Bend down to learn Cpl. Gary B. Coleman was the 508th member of the U.S.-led force killed in Iraq. He died Nov. 21 and was a 24-year-old member of Bravo Company, 1st Battalion, 68th Armored Regiment out of Fort Carson, Colo. The slip of paper doesn't reveal that Coleman, of Pikeville, Ky., drowned when the Humvee he was driving flipped into a canal near Balad. Or that he was just a few days removed from returning home for a two-week vacation when he died.

Organizers said the memorial to honor Coleman and his dead colleagues also serves as a silent protest for the war in which they died.

Renee Klosterman, who helped with the memorial, said these troops died a purposeful death, but she questioned whether President Bush was being honest when he laid out his rationale for war, particularly when it came to weapons of mass destruction.

"We continue to occupy a country," she said. "Why? For what purpose?"

Les Profitt, a 45-year-old Olympia resident who spent five years in the Army, said visitors also should recognize troops injured and Iraqi citizens killed during the U.S.-led invasion.

"You can focus on the 545 or whatever it is," he said. "But it's not. It's thousands."

Standing on the muddy grass, Bryce Brown of Olympia said the display gave him the same feeling as reading the names on The Wall, the Vietnam Veterans Memorial in Washington, D.C.

Covey said she chose a national Presidents Day -- to honor the dead.

She secured a state permit to install the memorial on the Capitol grounds.
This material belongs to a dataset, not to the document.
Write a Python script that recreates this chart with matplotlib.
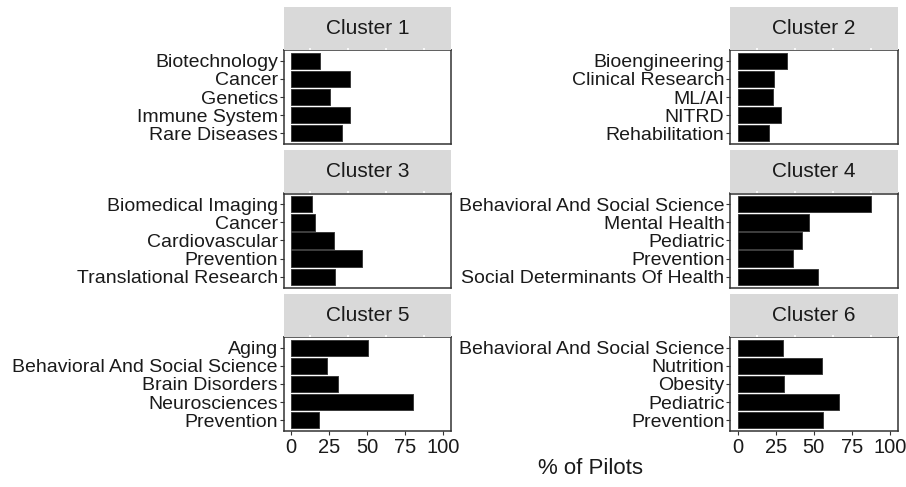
import matplotlib
matplotlib.use("Agg")

import matplotlib.pyplot as plt

plt.rcParams["font.family"] = ["Liberation Sans", "DejaVu Sans"]

clusters = ["Cluster 1", "Cluster 2", "Cluster 3", "Cluster 4", "Cluster 5", "Cluster 6"]

topics_1 = ["Biotechnology", "Cancer", "Genetics", "Immune System", "Rare Diseases"]
pct_1 = [19.2, 38.5, 25.3, 38.5, 33.6]

topics_2 = ["Bioengineering", "Clinical Research", "ML/AI", "NITRD", "Rehabilitation"]
pct_2 = [32.7, 24.1, 23.4, 28.7, 20.8]

topics_3 = ["Biomedical Imaging", "Cancer", "Cardiovascular", "Prevention", "Translational Research"]
pct_3 = [13.4, 16.0, 27.9, 46.3, 28.6]

topics_4 = ["Behavioral And Social Science", "Mental Health", "Pediatric", "Prevention",
            "Social Determinants Of Health"]
pct_4 = [87.9, 46.6, 42.2, 36.7, 52.6]

topics_5 = ["Aging", "Behavioral And Social Science", "Brain Disorders", "Neurosciences", "Prevention"]
pct_5 = [50.3, 23.3, 30.5, 80.0, 18.0]

topics_6 = ["Behavioral And Social Science", "Nutrition", "Obesity", "Pediatric", "Prevention"]
pct_6 = [29.8, 55.2, 30.4, 66.3, 55.8]

x_ticks = [0, 25, 50, 75, 100]

topics = [topics_1, topics_2, topics_3, topics_4, topics_5, topics_6]
pcts = [pct_1, pct_2, pct_3, pct_4, pct_5, pct_6]

W, H = 906, 487
fig = plt.figure(figsize=(W / 100, H / 100), dpi=100)

col_x = [283.5, 730.0]
panel_w = 167.5
row_top = [50.0, 193.5, 337.0]
panel_h = 94.0
strip_h = 43.0

text_col = "#1a1a1a"
border_col = "#333333"

for i, name in enumerate(clusters):
    r, c = divmod(i, 2)
    x0 = col_x[c]
    y0 = row_top[r]

    ax = fig.add_axes([x0 / W, 1 - (y0 + panel_h) / H, panel_w / W, panel_h / H])
    ypos = list(range(len(topics[i])))
    ax.barh(ypos, pcts[i], height=0.9, color="black", edgecolor="#3a3a3a", linewidth=0.7)
    ax.set_xlim(-5, 105)
    ax.set_ylim(len(ypos) - 0.4, -0.6)
    ax.set_yticks(ypos)
    ax.set_yticklabels(topics[i], fontsize=14, color=text_col)
    ax.tick_params(axis="y", length=3, width=0.8, color="#333333", pad=1)
    ax.set_xticks(x_ticks)
    if r == 2:
        ax.set_xticklabels([str(t) for t in x_ticks], fontsize=14.5, color=text_col)
        ax.tick_params(axis="x", length=3, width=0.8, color="#333333", pad=2)
    else:
        ax.tick_params(axis="x", length=0, labelbottom=False)
    for sp in ax.spines.values():
        sp.set_color(border_col)
        sp.set_linewidth(1.1)

    sax = fig.add_axes([x0 / W, 1 - y0 / H, panel_w / W, strip_h / H])
    sax.set_facecolor("#d9d9d9")
    sax.set_xlim(-5, 105)
    sax.set_ylim(0, 1)
    sax.vlines([12.5, 37.5, 62.5, 87.5], 0, 0.05, color="white", linewidth=1.2)
    sax.set_xticks([])
    sax.set_yticks([])
    for sp in sax.spines.values():
        sp.set_visible(False)
    sax.text(50, 0.5, name, ha="center", va="center", fontsize=15, color=text_col)

fig.text((col_x[0] + col_x[1] + panel_w) / 2 / W, 1 - 469 / H, "% of Pilots",
         ha="center", va="center", fontsize=16, color=text_col)

fig.savefig("out.png", dpi=100)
The permit expired Monday evening, but Covey said she would keep the flags there as long as the state allows.

Covey bought the 600 flags on the Internet for $136.

She said she is hopeful that someone will step forward and offer a tract of land so she can make the memorial permanent and continue to recognize the service members' sacrifice.

U.S. deaths in Iraq reached 541 early today after three U.S soldiers were killed in three separate explosions.

That means dozens of flags in the memorial still bear no names, and Covey expects still more casualties.

"Those 600 flags are not the last," she said.